Adesso siamo ormai alla vigilia del secondo round che si presenta indeterminato. Se Trump avrà la pazienza di studiare la lezione del suo aspirante vice Pence, potrebbe battere ai punti la Clinton. Se invece seguiterà a fare lo studente guascone e approssimativo rischia davvero un calcio sui denti da parte di un elettorato che si sta appassionando, che non dorme affatto e che, fattore di massima importanza, è pronto a cambiare idea e a cambiare voto. Il terreno di scontro sarà a St. Louis, Missouri, domenica sera, quando l'America intera si siederà davanti allo schermo, armata di sandwich e birra per assistere al duello e poi alle interminabili analisi alla moviola, ai commenti e all'esito dei primi sondaggi che plasmeranno ancora una volta un'opinione pubblica in via di formazione. Lo scontro fra Kaine e Pence sarà già dimenticato a quel punto, ma bisognerà vedere se l'avrà dimenticato Trump. Tra l'altro, Pence l'ha già scavalcato a destra negando ogni valore al cambio climatico, sostenendo la deregulation e avendo già firmato, come governatore dell'Indiana, una legge che impone di condannare sempre, magari con una sentenza leggera, gli spacciatori di droga. Al suo confronto, Donald Trump, che è abortista e ha un passato democratico, può sembrare un liberal.

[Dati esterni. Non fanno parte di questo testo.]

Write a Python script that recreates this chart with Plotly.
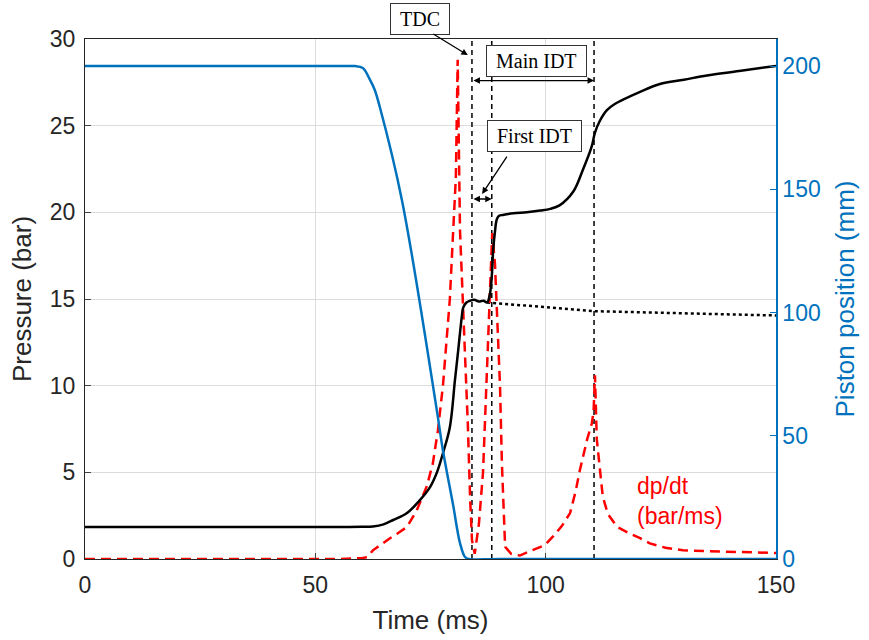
import plotly.graph_objects as go

# ---------------- data ----------------
# Pressure (bar) vs time (ms)
p_time = [0, 20, 40, 55.3, 60, 62.5, 64.8, 66.9, 69.9, 72.7, 74.9, 76.4, 77.7, 79.2, 80.3, 81.0, 81.8,
          82.1, 82.8, 83.6, 84.5, 85.5, 86.5, 87.3, 87.9, 88.3, 88.6, 89.0, 89.4, 89.9, 90.7, 93,
          95.9, 98.8, 101, 103, 106, 108, 110, 110.7, 111.8, 113.3, 115, 116.8, 120.5, 124.8,
          130, 135, 142, 150]
pressure = [1.85, 1.85, 1.85, 1.85, 1.86, 1.88, 2.0, 2.25, 2.65, 3.4, 4.15, 5.0, 6.1, 7.6, 10.3, 12.0, 14.0,
            14.5, 14.8, 14.9, 14.95, 14.85, 14.9, 14.8, 15.3, 16.3, 17.8, 18.9, 19.6, 19.8, 19.85, 19.95,
            20.0, 20.1, 20.2, 20.4, 21.2, 22.4, 23.8, 24.6, 25.3, 25.9, 26.25, 26.5, 26.95, 27.4,
            27.65, 27.9, 28.15, 28.45]

# Non-reactive pressure (dotted)
nr_time = [87.3, 92, 98, 105, 110.5, 118, 126, 135, 142, 150]
nr_pressure = [14.8, 14.7, 14.55, 14.4, 14.3, 14.25, 14.2, 14.15, 14.1, 14.05]

# dp/dt (bar/ms)
d_time = [0, 55, 60, 61.2, 62.5, 64.5, 66.2, 68, 69.9, 72, 74.2, 75.5, 76.6, 77.7, 79.2, 79.9, 80.5,
          80.9, 81.4, 82, 82.5, 82.9, 83.1, 83.6, 84, 84.6, 85.5, 86.4, 87.2, 87.8, 88.4, 89, 89.6,
          90.1, 90.5, 91.2, 92.5, 94.4, 97, 99.8, 101.6, 103.5, 105.3, 106.5, 107.4, 109, 110,
          110.4, 110.7, 111.1, 112.4, 113.5, 115.5, 118, 120.5, 122.6, 126, 129.8, 135, 144.3, 150]
dpdt = [0, 0, 0.05, 0.1, 0.5, 0.9, 1.2, 1.5, 1.85, 2.8, 4.2, 5.5, 7.4, 10.0, 15.0, 18.8, 22.0,
        28.8, 19.0, 15.0, 12.0, 9.2, 7.8, 3.5, 1.1, 0.3, 2.0, 5.0, 10.3, 15.0, 18.8, 17.0, 13.0,
        9.9, 5.5, 0.7, 0.3, 0.2, 0.5, 0.8, 1.3, 1.9, 2.65, 3.9, 5.1, 6.9, 7.8,
        8.5, 10.6, 6.9, 3.6, 2.6, 1.85, 1.5, 1.2, 0.9, 0.65, 0.5, 0.45, 0.4, 0.35]

# Piston position (mm)
pos_time = [0, 30, 50, 57.5, 58.6, 60.3, 61.9, 62.9, 64.0, 68.8, 76.4, 77.7, 79.9, 81.4, 82.5, 83.3, 90, 150]
position = [200, 200, 200, 200, 200, 199.2, 194.3, 190.3, 183.4, 145.6, 60.0, 44.0, 22.0, 6.5, 0.8, 0, 0, 0]

# Event times (ms): TDC, first ignition, main ignition
event_times = [84.0, 88.3, 110.5]

x_ticks = [0, 50, 100, 150]
y_ticks = [0, 5, 10, 15, 20, 25, 30]
y2_ticks = [0, 50, 100, 150, 200]

BLUE = "#0072BD"
RED = "#FF0000"
SANS = "Liberation Sans, Arial, sans-serif"
SERIF = "Liberation Serif, Times New Roman, serif"

fig = go.Figure()

# vertical dashed event lines
for t in event_times:
    fig.add_trace(go.Scatter(x=[t, t], y=[0, 30], mode="lines",
                             line=dict(color="black", width=1.5, dash="5px,4px"),
                             showlegend=False, hoverinfo="skip"))

fig.add_trace(go.Scatter(x=nr_time, y=nr_pressure, mode="lines",
                         line=dict(color="black", width=2.5, dash="dot"), showlegend=False))
fig.add_trace(go.Scatter(x=d_time, y=dpdt, mode="lines",
                         line=dict(color=RED, width=2.5, dash="10px,6px"), showlegend=False))
fig.add_trace(go.Scatter(x=p_time, y=pressure, mode="lines", line_shape="spline",
                         line=dict(color="black", width=2.5), showlegend=False))
fig.add_trace(go.Scatter(x=pos_time, y=position, mode="lines", line_shape="spline", yaxis="y2",
                         line=dict(color=BLUE, width=2.5), showlegend=False))

ann = []
box = dict(font=dict(family=SERIF, size=20, color="black"), bordercolor="#333333",
           borderwidth=1, borderpad=4, bgcolor="white", showarrow=False,
           xanchor="center", yanchor="middle")
# TDC box sits above the plot area -> paper coordinates
ann.append(dict(text="\u00a0TDC\u00a0", x=0.485, y=1.0375, xref="paper", yref="paper", **box))
ann.append(dict(text="\u00a0Main IDT\u00a0", x=98.1, y=28.74, xref="x", yref="y", **box))
ann.append(dict(text="\u00a0First IDT\u00a0", x=97.5, y=24.4, xref="x", yref="y", **box))

arrow_style = dict(text="", showarrow=True, arrowcolor="black", arrowwidth=1.3, arrowhead=2,
                   arrowsize=1, standoff=0, startstandoff=0)
# TDC pointer (pixel offsets for the tail)
ann.append(dict(x=0.554, y=0.969, xref="paper", yref="paper", axref="pixel", ayref="pixel",
                ax=-36, ay=-22, **arrow_style))
data_arrow = dict(xref="x", yref="y", axref="x", ayref="y", **arrow_style)
# First IDT pointer
ann.append(dict(x=86.2, y=21.06, ax=91.8, ay=23.3, **data_arrow))
# Main IDT double arrow
ann.append(dict(x=event_times[2], y=27.6, ax=event_times[0], ay=27.6, arrowside="end+start", **data_arrow))
# First IDT double arrow
ann.append(dict(x=event_times[1], y=20.77, ax=event_times[0], ay=20.77, arrowside="end+start", **data_arrow))

# dp/dt label
ann.append(dict(text="dp/dt<br>(bar/ms)", x=119.3, y=3.35, xref="x", yref="y", xanchor="left",
                yanchor="middle", align="left", showarrow=False,
                font=dict(family=SANS, size=23, color=RED)))

fig.update_layout(
    width=869, height=640,
    margin=dict(l=85, r=93, t=39, b=81, autoexpand=False),
    paper_bgcolor="white", plot_bgcolor="white",
    font=dict(family=SANS, size=23, color="#262626"),
    annotations=ann,
    xaxis=dict(range=[0, 150], tickvals=x_ticks, ticks="inside", ticklen=6,
               showgrid=True, gridcolor="#DCDCDC", gridwidth=1, zeroline=False,
               showline=True, linecolor="#262626", linewidth=1, mirror=True,
               ticklabelstandoff=5, automargin=False,
               tickfont=dict(size=23, color="#262626"),
               title=dict(text="Time (ms)", font=dict(size=26, color="#262626"), standoff=14)),
    yaxis=dict(range=[0, 30], tickvals=y_ticks, ticks="inside", ticklen=6,
               showgrid=True, gridcolor="#DCDCDC", gridwidth=1, zeroline=False,
               showline=True, linecolor="#262626", linewidth=1, automargin=False,
               ticklabelstandoff=4,
               tickfont=dict(size=23, color="#262626"),
               title=dict(text="Pressure (bar)", font=dict(size=26, color="#262626"), standoff=10)),
    yaxis2=dict(range=[0, 211], tickvals=y2_ticks, overlaying="y", side="right",
                ticks="inside", ticklen=6, tickcolor=BLUE, showgrid=False, zeroline=False,
                showline=True, linecolor=BLUE, linewidth=1.5, automargin=False,
                tickfont=dict(size=23, color=BLUE),
                title=dict(text="Piston position (mm)", font=dict(size=26, color=BLUE), standoff=16)),
)

fig.write_html("out.html")
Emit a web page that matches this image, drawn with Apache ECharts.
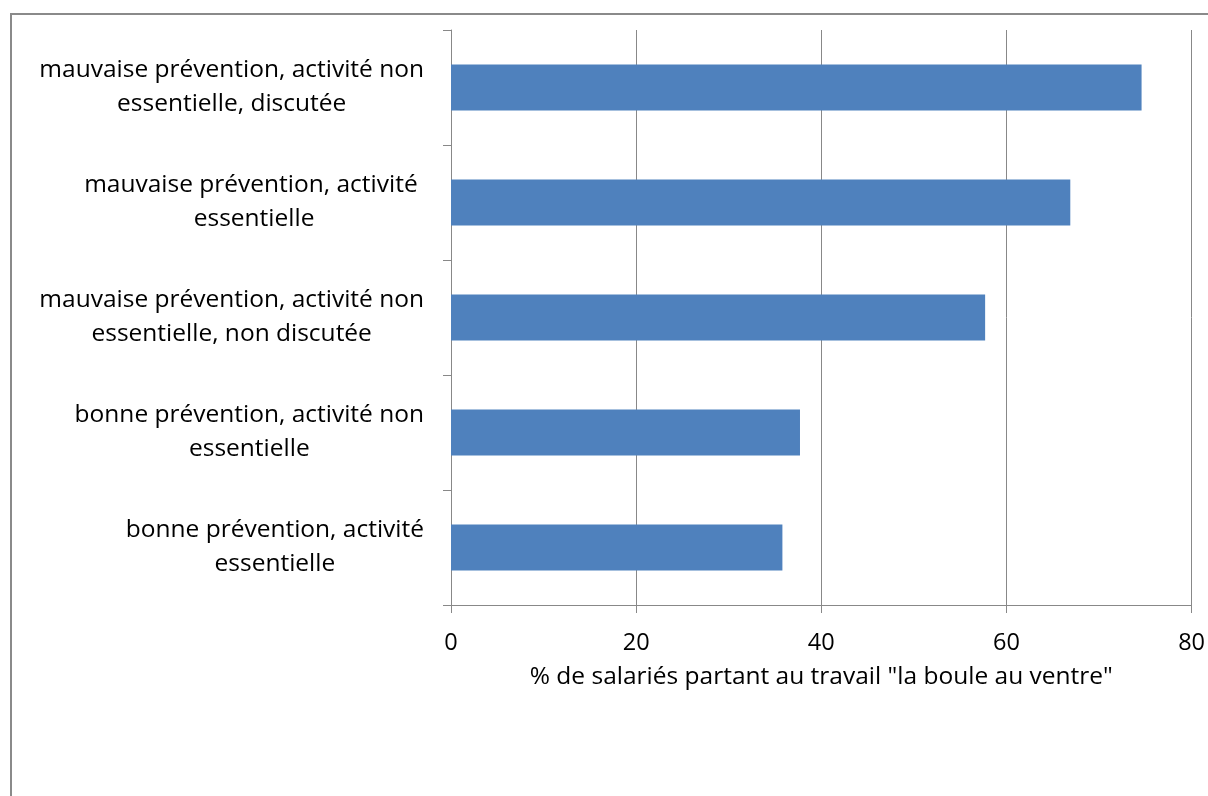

Invece, ecco il suo tallone d'Achille, irrita. Irrita The Atlantic, che per la terza volta nella sua lunga storia si sbilancia con un endorsement: contro di lui. Irrita persino il Wall Street Journal che ieri dava ampio spazio alle notizie secondo cui The Donald avrebbe sempre abbondantemente innaffiato di denaro i funzionari che dovevano decidere sui suoi affari e sulle inchieste che lo riguardano. Restano anche grumi di irritazione nei suoi confronti per la questione dei rapporti con Putin che è rimasta come una lisca fra i denti dei repubblicani tradizionalisti. Pesa ancora su Trump il fatto che registri il più alto punteggio di disapprovazione popolare e che soltanto un terzo degli americani, a prescindere dalle posizioni politiche, lo considerino presentabile come presidente.

E allora eccoci al paradosso finale: Trump, anziché essere valutato come il perdente certo, surclassato dalla ricca macchina della sua rivale, è ancora in grado di risalire la china e sovvertire le probabilità avverse che ha chiamato su di sé per un peccato originale di arroganza, ingenuità e approssimazione.